OverTime is a suite of short movements, in which a violinist and three dancers combine in various constellations, enacting a sequence of encounters between life/technology hybrids. The paradox culminates in an absurd situation: A giant "breathing" pillow made of 'wee-wee pads' needs to be kept alive with violin sounds (animating the breathing, as it were), just as a virtual pet needs to be maintained by regular attention. Artist Isami Ching explains: "Watching the composers and dancers exploring the technology made me think about cyborgs and our relationships to technology in our everyday life. I thought perhaps there might be a way that we could have a dancer or violinist interact with a physical manifestation of technology as a kind of duet or seranade."

Movement - extreme constraints and freedom
One narrative thread through the Overtime suite is the violinist's experience and exploration of movement in variously confined stage spaces  A fitted soundproof booth presents the most extreme space limitation; the violin sounds are fed to a microphone and highly processed through sensors controlled by two dancers wearing DIEM suits.  Isami Ching: "Maja would be providing the base sounds that Liz and Diana would be altering during their duet.  Nicholas wanted a means of having Maja present on stage but unheard.  Initial ideas revolved around a kind of "telephone booth."  We thus decided to enclose her in a form-fitting case, not unlike a hard shell cello case. I liked the idea of making a 'violinist's case', a case that would capture a particular violinist playing a particular composition."  The extreme opposite of this confinement occurs immediately after the booth segment, when the violinist bursts on stage fencing with the bow in vehement strokes.


Choreography
Malene Schjønning, choreographer, states: "After having seen Maja (violin) and Liz (dance) improvise in a rehearsal, I went into the studio alone and created a movement phrase inspired by the way Maja plays and holds her violin. I taught the phrase to both Maja and Liz and created a floor variation and a jumping variation with and for Liz. Maja and I developed a solo movement for her." 

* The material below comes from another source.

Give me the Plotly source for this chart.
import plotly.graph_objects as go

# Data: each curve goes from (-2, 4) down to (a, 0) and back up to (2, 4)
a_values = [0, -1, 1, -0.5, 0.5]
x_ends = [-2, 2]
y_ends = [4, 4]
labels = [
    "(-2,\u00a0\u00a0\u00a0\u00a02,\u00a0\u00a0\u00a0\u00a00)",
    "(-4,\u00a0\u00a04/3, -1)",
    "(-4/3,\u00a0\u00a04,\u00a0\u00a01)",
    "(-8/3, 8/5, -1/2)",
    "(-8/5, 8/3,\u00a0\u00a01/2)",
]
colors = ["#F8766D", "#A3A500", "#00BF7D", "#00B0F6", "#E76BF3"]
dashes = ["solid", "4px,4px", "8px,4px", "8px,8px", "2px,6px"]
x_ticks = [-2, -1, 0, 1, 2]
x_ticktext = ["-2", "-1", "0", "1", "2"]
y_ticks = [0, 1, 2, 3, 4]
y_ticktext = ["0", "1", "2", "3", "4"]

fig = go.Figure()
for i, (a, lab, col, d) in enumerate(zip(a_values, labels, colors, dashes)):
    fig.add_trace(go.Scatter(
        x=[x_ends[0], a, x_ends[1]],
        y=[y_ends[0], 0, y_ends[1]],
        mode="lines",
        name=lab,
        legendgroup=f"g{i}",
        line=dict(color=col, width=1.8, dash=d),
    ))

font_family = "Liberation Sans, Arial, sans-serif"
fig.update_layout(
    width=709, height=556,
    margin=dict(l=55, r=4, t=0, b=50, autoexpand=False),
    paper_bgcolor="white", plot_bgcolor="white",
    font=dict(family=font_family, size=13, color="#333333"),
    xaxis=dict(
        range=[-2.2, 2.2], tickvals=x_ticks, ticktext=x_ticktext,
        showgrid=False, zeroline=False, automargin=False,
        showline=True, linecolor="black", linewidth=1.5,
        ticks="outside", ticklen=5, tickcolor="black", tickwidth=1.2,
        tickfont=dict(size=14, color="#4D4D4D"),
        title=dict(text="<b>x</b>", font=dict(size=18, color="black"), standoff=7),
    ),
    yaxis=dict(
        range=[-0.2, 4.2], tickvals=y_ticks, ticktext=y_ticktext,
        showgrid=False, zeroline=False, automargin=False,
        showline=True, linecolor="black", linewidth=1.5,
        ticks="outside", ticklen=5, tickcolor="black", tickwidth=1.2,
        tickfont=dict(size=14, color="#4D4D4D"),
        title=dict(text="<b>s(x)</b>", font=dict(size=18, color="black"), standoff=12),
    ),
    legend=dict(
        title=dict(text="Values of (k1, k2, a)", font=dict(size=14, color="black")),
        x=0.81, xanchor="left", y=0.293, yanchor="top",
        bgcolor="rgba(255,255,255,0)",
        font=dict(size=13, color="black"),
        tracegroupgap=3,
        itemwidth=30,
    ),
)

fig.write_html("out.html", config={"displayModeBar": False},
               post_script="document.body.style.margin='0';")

Maja Cerar, violinist: "It was amazing to see that when the dancers were working on the choreography for the duet they started to look more violinist-like than a real violinist. Their movements became extrapolations of violin playing and made me think that this is what violin playing would be like if there weren't the physical requirements of producing sound by bowing across strings."


Composition
It occurred a few times that the phrases of the choreography were determined before Keith Moore composed the music for a particular section. The music, therefore, sometimes had to be tailored to specific body movements of the violinist.  Maja Cerar: "When I spin along the wall I can only use my upper half of the bow; when I roll across the floor I can only bow in one direction and not the other."  Composer Keith Moore: "The score for Trio consists of eight squares  which the violinist cycles through several times. The arrows in the squares translate into spatial paths mapped on the fingerboard (left hand and sounding point), the air (fencing), and the floor (choreographed movement)."